The goal in the previous section was not to understand how HTTP works, or what exactly the arguments, error, response, and body are the goal was to come up with a real-world example of a callback, as opposed to the contrived examples that we've been using so far with setTimeout:
const request = require('request');
request({
url: 'https://maps.googleapis.com/maps/api/geocode/json?address=1301%20lombard%20street%20philadelphia',
json: true
}, (error, response, body) => {
console.log(JSON.stringify(body, undefined, 2));
});
In the preceding case, we had a real callback that got fired once the HTTP request came back from the Google servers. We were able to print the body, and we saw exactly what we had in the website. In this section, we'll dive into these arguments, so let's kick things off by taking a look at the body argument. This is the third argument that request passes to the callback.
Now the body is not something unique to the request module (body is part of HTTP, which stands for the Hypertext Transfer Protocol). When you make a request to a website, the data that comes back is the body of the request. We've actually used the body about a million times in our life. Every single time we request a URL in the browser, what we get rendered inside the screen is the body.

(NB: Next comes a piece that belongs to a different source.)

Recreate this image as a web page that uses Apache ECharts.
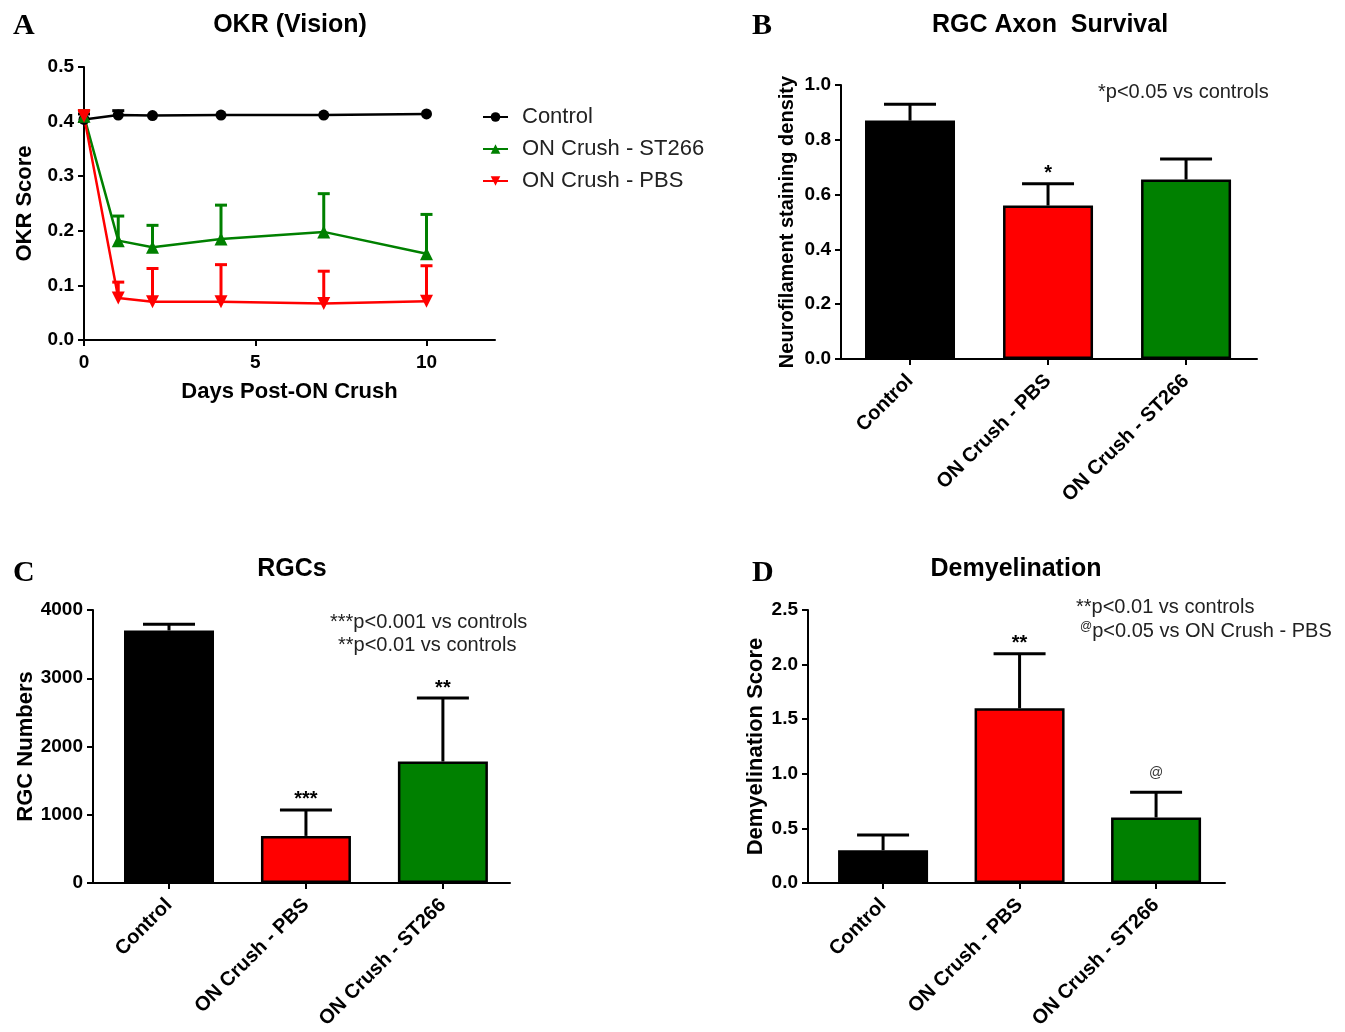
<!DOCTYPE html>
<html><head><meta charset="utf-8">
<script src="https://cdn.jsdelivr.net/npm/echarts@6/dist/echarts.min.js"></script>
<style>html,body{margin:0;padding:0;background:#fff}#c{width:1345px;height:1032px}</style>
</head><body><div id="c"></div>
<script>
// ---- Panel A data (OKR) ----
const days = [0, 1, 2, 4, 7, 10];
const okrControl = [0.404, 0.412, 0.411, 0.412, 0.412, 0.414];
const okrControlSem = [0.01, 0.008, 0, 0, 0, 0];
const okrSt266 = [0.41, 0.182, 0.170, 0.185, 0.198, 0.158];
const okrSt266Sem = [0.01, 0.045, 0.040, 0.062, 0.070, 0.072];
const okrPbs = [0.41, 0.077, 0.070, 0.070, 0.067, 0.071];
const okrPbsSem = [0.01, 0.029, 0.061, 0.068, 0.059, 0.065];
const okrXTicks = [0, 5, 10];
// ---- Bar panels ----
const groups = ['Control', 'ON Crush - PBS', 'ON Crush - ST266'];
const groupPos = [1, 2, 3];
const axonMean = [0.87, 0.56, 0.655];
const axonSem = [0.06, 0.08, 0.075];
const axonSig = ['', '*', ''];
const rgcMean = [3700, 690, 1780];
const rgcSem = [90, 380, 930];
const rgcSig = ['', '***', '**'];
const demyMean = [0.30, 1.60, 0.60];
const demySem = [0.14, 0.50, 0.23];
const demySig = ['', '**', '@'];

const barColors = ['#000000', '#ff0000', '#008000'];
const FONT = '"Liberation Sans", Arial, sans-serif';

function errRender(capW, lw, color, sigs) {
  return function (params, api) {
    const x = api.value(0), m = api.value(1), s = api.value(2);
    const sig = sigs ? (sigs[params.dataIndex] || '') : '';
    const p0 = api.coord([x, m]), p1 = api.coord([x, m + s]);
    const ch = [];
    if (s > 0) {
      ch.push({type: 'line', shape: {x1: p0[0], y1: p0[1], x2: p1[0], y2: p1[1]}, style: {stroke: color, lineWidth: lw}});
      ch.push({type: 'line', shape: {x1: p1[0] - capW / 2, y1: p1[1], x2: p1[0] + capW / 2, y2: p1[1]}, style: {stroke: color, lineWidth: lw}});
    }
    if (sig) {
      const isAt = sig === '@';
      ch.push({type: 'text', style: {text: sig, x: p1[0], y: p1[1] - (isAt ? 19 : 10), align: 'center', verticalAlign: 'middle',
        fontFamily: FONT, fontSize: isAt ? 14 : 20, fontWeight: isAt ? 'normal' : 'bold', fill: isAt ? '#333' : '#000'}});
    }
    return {type: 'group', children: ch};
  };
}

function errData(xs, means, sems) {
  return xs.map((x, i) => [x, means[i], sems[i]]);
}

const axisLineStyle = {lineStyle: {color: '#000', width: 2}};
const tickStyle = {show: true, length: 6, lineStyle: {color: '#000', width: 2}};
const tickLabel = {color: '#000', fontFamily: FONT, fontSize: 19, fontWeight: 'bold'};

function valueY(grid, min, max, interval, dec, name, nameGap, nameSize) {
  return {type: 'value', gridIndex: grid, min: min, max: max, interval: interval,
    axisLine: Object.assign({show: true}, axisLineStyle), axisTick: tickStyle, splitLine: {show: false},
    axisLabel: Object.assign({margin: 10, formatter: v => v.toFixed(dec)}, tickLabel),
    name: name, nameLocation: 'middle', nameGap: nameGap, nameRotate: 90,
    nameTextStyle: {color: '#000', fontFamily: FONT, fontSize: nameSize, fontWeight: 'bold'}};
}
function catX(grid, min, max) {
  return {type: 'value', gridIndex: grid, min: min, max: max,
    axisLine: Object.assign({show: true, onZero: false}, axisLineStyle),
    axisTick: Object.assign({customValues: groupPos}, tickStyle), splitLine: {show: false},
    axisLabel: Object.assign({}, tickLabel, {customValues: groupPos, rotate: 45, margin: 19, fontSize: 20,
      formatter: v => groups[Math.round(v) - 1]})};
}
function barSeries(idx, means) {
  return {type: 'bar', xAxisIndex: idx, yAxisIndex: idx, barWidth: 90,
    data: groupPos.map((x, i) => ({value: [x, means[i]], itemStyle: {color: barColors[i]}})),
    itemStyle: {borderColor: '#000', borderWidth: 2.5}};
}
function barErr(idx, means, sems, sigs) {
  return {type: 'custom', xAxisIndex: idx, yAxisIndex: idx, renderItem: errRender(52, 3, '#000', sigs),
    data: errData(groupPos, means, sems), z: 3};
}

const lineGroups = [
  {name: 'Control', mean: okrControl, sem: okrControlSem, color: '#000000', symbol: 'circle', size: 11, rot: 0},
  {name: 'ON Crush - ST266', mean: okrSt266, sem: okrSt266Sem, color: '#008000', symbol: 'triangle', size: 13, rot: 0},
  {name: 'ON Crush - PBS', mean: okrPbs, sem: okrPbsSem, color: '#ff0000', symbol: 'triangle', size: 13, rot: 180}
];
const lineSeries = [];
lineGroups.forEach(g => {
  lineSeries.push({type: 'custom', name: g.name + ' err', xAxisIndex: 0, yAxisIndex: 0,
    renderItem: errRender(12, 3, g.color, null), data: errData(days, g.mean, g.sem), z: 2});
  lineSeries.push({type: 'line', name: g.name, xAxisIndex: 0, yAxisIndex: 0,
    data: days.map((d, i) => [d, g.mean[i]]), color: g.color,
    symbol: g.symbol, symbolSize: g.size, symbolRotate: g.rot,
    lineStyle: {color: g.color, width: 2.5}, itemStyle: {color: g.color}, z: 3});
});

function t(text, x, y, font, align, extra) {
  return {type: 'text', style: Object.assign({text: text, x: x, y: y, font: font, fill: '#000',
    align: align || 'center', verticalAlign: 'middle'}, extra || {})};
}
const letterFont = 'bold 30px "Liberation Serif", "Times New Roman", serif';
const titleFont = 'bold 25px ' + FONT;
const noteFont = '20px ' + FONT;

const option = {
  animation: false,
  backgroundColor: '#fff',
  grid: [
    {left: 84, top: 67, width: 411, height: 273},
    {left: 841, top: 85, width: 416, height: 274},
    {left: 93, top: 610, width: 417, height: 273},
    {left: 808, top: 610, width: 417, height: 273}
  ],
  legend: {
    data: lineGroups.map(g => g.name), orient: 'vertical', left: 477, top: 101,
    itemWidth: 25, itemHeight: 12, itemGap: 10,
    textStyle: {fontFamily: FONT, fontSize: 22, lineHeight: 22, color: '#222', padding: [0, 0, 0, 9]}
  },
  xAxis: [
    {type: 'value', gridIndex: 0, min: 0, max: 12,
      axisLine: Object.assign({show: true, onZero: false}, axisLineStyle),
      axisTick: Object.assign({customValues: okrXTicks}, tickStyle), splitLine: {show: false},
      axisLabel: Object.assign({customValues: okrXTicks, margin: 13}, tickLabel),
      name: 'Days Post-ON Crush', nameLocation: 'middle', nameGap: 41,
      nameTextStyle: {color: '#000', fontFamily: FONT, fontSize: 22, fontWeight: 'bold'}},
    catX(1, 0.5, 3.514),
    catX(2, 0.445, 3.49),
    catX(3, 0.45, 3.505)
  ],
  yAxis: [
    valueY(0, 0, 0.5, 0.1, 1, 'OKR Score', 48, 22),
    valueY(1, 0, 1.0, 0.2, 1, 'Neurofilament staining density', 44, 20),
    valueY(2, 0, 4000, 1000, 0, 'RGC Numbers', 56, 22),
    valueY(3, 0, 2.5, 0.5, 1, 'Demyelination Score', 41, 22)
  ],
  series: lineSeries.concat([
    barSeries(1, axonMean), barErr(1, axonMean, axonSem, axonSig),
    barSeries(2, rgcMean), barErr(2, rgcMean, rgcSem, rgcSig),
    barSeries(3, demyMean), barErr(3, demyMean, demySem, demySig)
  ]),
  graphic: [
    t('A', 13, 26, letterFont, 'left'),
    t('B', 752, 26, letterFont, 'left'),
    t('C', 13, 573, letterFont, 'left'),
    t('D', 752, 573, letterFont, 'left'),
    t('OKR (Vision)', 290, 25, titleFont),
    t('RGC Axon  Survival', 1050, 25, titleFont),
    t('RGCs', 292, 569, titleFont),
    t('Demyelination', 1016, 569, titleFont),
    t('*p<0.05 vs controls', 1098, 92, noteFont, 'left', {fill: '#222'}),
    t('***p<0.001 vs controls', 330, 622, noteFont, 'left', {fill: '#222'}),
    t('**p<0.01 vs controls', 338, 645, noteFont, 'left', {fill: '#222'}),
    t('**p<0.01 vs controls', 1076, 607, noteFont, 'left', {fill: '#222'}),
    {type: 'text', style: {text: '{a|@}p<0.05 vs ON Crush - PBS', x: 1080, y: 631, align: 'left', verticalAlign: 'middle',
      font: noteFont, fill: '#222', rich: {a: {fontSize: 12, fontFamily: FONT, fill: '#222', verticalAlign: 'top', padding: [0, 0, 6, 0]}}}}
  ]
};
const chart = echarts.init(document.getElementById('c'), null, {renderer: 'canvas'});
chart.setOption(option);
</script>
</body></html>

In the case of https://www.npmjs.com, the body that comes back is an HTML web page that the browser knows how to render. The body could also be some JSON information, which is the case in our Google API request. Either way, the body is the core data that comes back from the server. In our case, the body stores all of the location information we need, and we'll be using that information to pull out the formatted address, the latitude, and the longitude in this section.